By: John Odermann, The Dickinson Press
Growing up in the Twin Cities, Paul Quinn used to take a handful of oatmeal from the kitchen, take it down to an area fishing hole and go fishing.
It’s not your typical bait, but the local radio personality and avid fisherman, Quinn said it’s the perfect thing to lure a fish that no doubt many at Dickinson’s Patterson Lake will catch this year.
“You just cover the entire hook with the oatmeal ball,” Quinn said. “That serves as your weight and everything. Cast that thing right out, let’er sit on the bottom and carp just thrive on that oatmeal.”
That’s right, carp.
While not known as a “fisherman’s fish,” carp has its champions and Quinn said it can be quite delicious if cooked correctly. Carp is the main ingredient in the Jewish delicacy, gefilte fish.
“Smoked carp, with a good flavored smoke tastes just as good as smoked salmon,” Quinn said. “I’ve had it and it’s absolutely delicious on a cracker. It really is.”
Dickinson fishermen might want to bust out their crackers this summer because following a winterkill that wiped out the traditional “game” fish, walleye and northern pike at Patterson Lake, the only types of fish remaining in good quantity are the “rough” fish such as bullheads and carp.
Lynn Schlueter, aquatic nuisance species coordinator for the North Dakota Game and Fish Department, said while he doesn’t like what carp can do to a fishery — which is in essence take it over if conditions allow — that doesn’t mean they can’t taste good.
“I personally hate carp because of what they do,” Schlueter said before commenting on their edibility. “Carp, they’re good.
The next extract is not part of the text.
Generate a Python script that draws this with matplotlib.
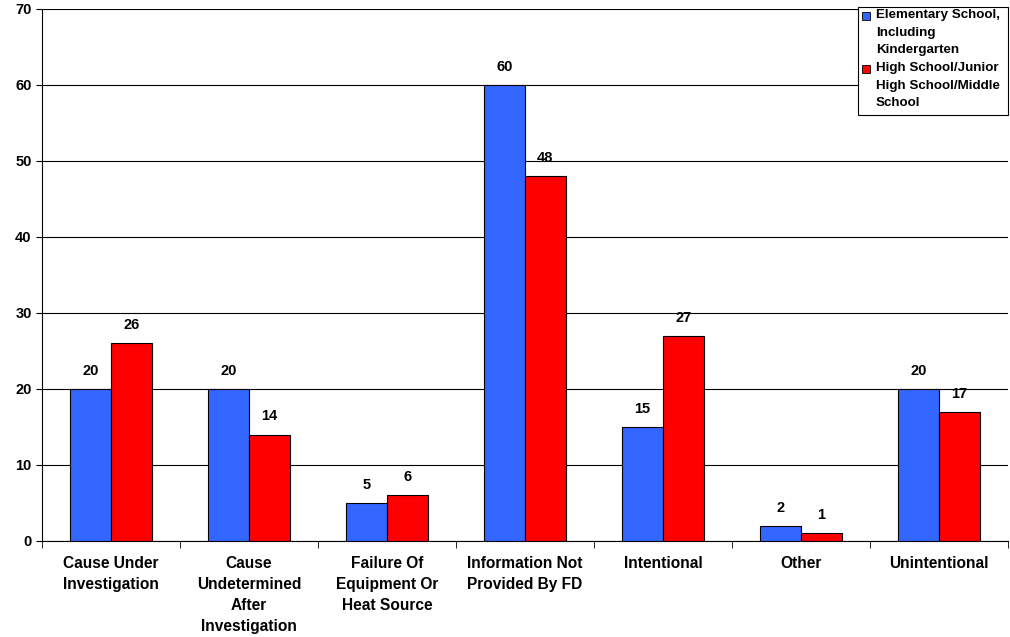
import numpy as np
import matplotlib.pyplot as plt
from matplotlib.patches import Rectangle

plt.rcParams['font.family'] = ['Liberation Sans', 'DejaVu Sans']
plt.rcParams['font.weight'] = 'bold'

categories = ["Cause Under\nInvestigation", "Cause\nUndetermined\nAfter\nInvestigation",
              "Failure Of\nEquipment Or\nHeat Source", "Information Not\nProvided By FD",
              "Intentional", "Other", "Unintentional"]
elementary = [20, 20, 5, 60, 15, 2, 20]
high_school = [26, 14, 6, 48, 27, 1, 17]
series_names = ["Elementary School,\nIncluding\nKindergarten",
                "High School/Junior\nHigh School/Middle\nSchool"]
colors = ['#3366FF', '#FF0000']

W, H = 1010, 637
fig = plt.figure(figsize=(W / 100, H / 100), dpi=100)
ax = fig.add_axes([42 / W, 1 - 541 / H, 966 / W, 532 / H])

x = np.arange(len(categories))
w = 0.295
b1 = ax.bar(x - w / 2, elementary, w, color=colors[0], edgecolor='black', linewidth=0.8, zorder=3)
b2 = ax.bar(x + w / 2, high_school, w, color=colors[1], edgecolor='black', linewidth=0.8, zorder=3)

for bars in (b1, b2):
    for r in bars:
        ax.annotate(f"{int(r.get_height())}", (r.get_x() + r.get_width() / 2, r.get_height()),
                    xytext=(0, 8), textcoords='offset points', ha='center', va='bottom',
                    fontsize=10.5, fontweight='bold')

ax.set_xlim(-0.5, len(categories) - 0.5)
ax.set_ylim(0, 70)
ax.set_yticks(range(0, 71, 10))
ax.yaxis.grid(True, color='black', linewidth=0.8, zorder=0)
ax.set_xticks(x)
ax.set_xticklabels(categories, fontsize=11.2, fontweight='bold', linespacing=1.48)
ax.set_xticks(np.arange(-0.5, len(categories), 1), minor=True)
ax.tick_params(axis='x', which='major', length=0, pad=11)
ax.tick_params(axis='x', which='minor', length=5, direction='out')
ax.tick_params(axis='y', labelsize=10.5, length=4, direction='out')
for lab in ax.get_yticklabels():
    lab.set_fontweight('bold')
ax.spines['top'].set_visible(False)
ax.spines['right'].set_visible(False)

# legend box drawn by hand so the markers sit on the first line of each entry
fig.patches.append(Rectangle((858 / W, 1 - 115 / H), 150 / W, 108 / H, transform=fig.transFigure,
                             facecolor='white', edgecolor='black', linewidth=0.8, zorder=5))
for i, (name, c) in enumerate(zip(series_names, colors)):
    ytop = 9 + i * 53
    fig.patches.append(Rectangle((862 / W, 1 - (ytop + 11) / H), 8 / W, 8 / H,
                                 transform=fig.transFigure, facecolor=c, edgecolor='black',
                                 linewidth=0.6, zorder=6))
    fig.text(876 / W, 1 - ytop / H, name, fontsize=9.6, fontweight='bold', va='top', ha='left',
             linespacing=1.62, zorder=6)

fig.savefig('out.png', dpi=100)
It all depends.”
A lot of that dependency sits on the shoulders of the cook and what meat they use when preparing carp, or any fish, Schlueter said. Removing the mud line of the fish, which is a red line of muscle that runs down the center of the fillet is key to making good fish, Schlueter said.
“The ugly meat, is that mud line on any fish. You don’t think so? Try eating the mud line off of a paddlefish. When you finally get done scrubbing your tongue with a wire brush we’ll talk,” Schlueter said.
Schlueter said carp at one time were known as the “King’s fish” in England and were planted in fisheries throughout Europe by Roman soldiers as they moved throughout the continent.
Even as little as a few decades ago there was a market for commercial carp, Schlueter said, but marketing has damaged the fish’s reputation.
“People read too many In Fishermens, where they say ‘walleyes, trout, northerns,’” Schlueter said. “So everybody goes ‘Wow, that’s what we ought to catch.’”
Quinn isn’t convinced and said he enjoys carp fishing because of the challenge it presents and the enjoyment it provides.
“First of all, there’s no fish on the face of the earth more fun to catch. They fight like a northern,” Quinn said. “Without a doubt, and with the fight they put up you get good practice for when you get a huge northern, catfish or walleye.”
Schlueter and Quinn agreed if carp is prepared correctly it can be quite the meal and fun to catch.
For those thinking about going to Patterson Lake to try their hand at fishing while employing the oatmeal dough ball bait trick, Quinn said any dough will work, but be careful.
“A word of warning, growing up as a kid, and even into my 20s, friends and I lost many a rod and reel by not watching it carefully,” Quinn said with a laugh. “Those carp will grab that dough ball and take your whole rod and reel into the water in a split second.”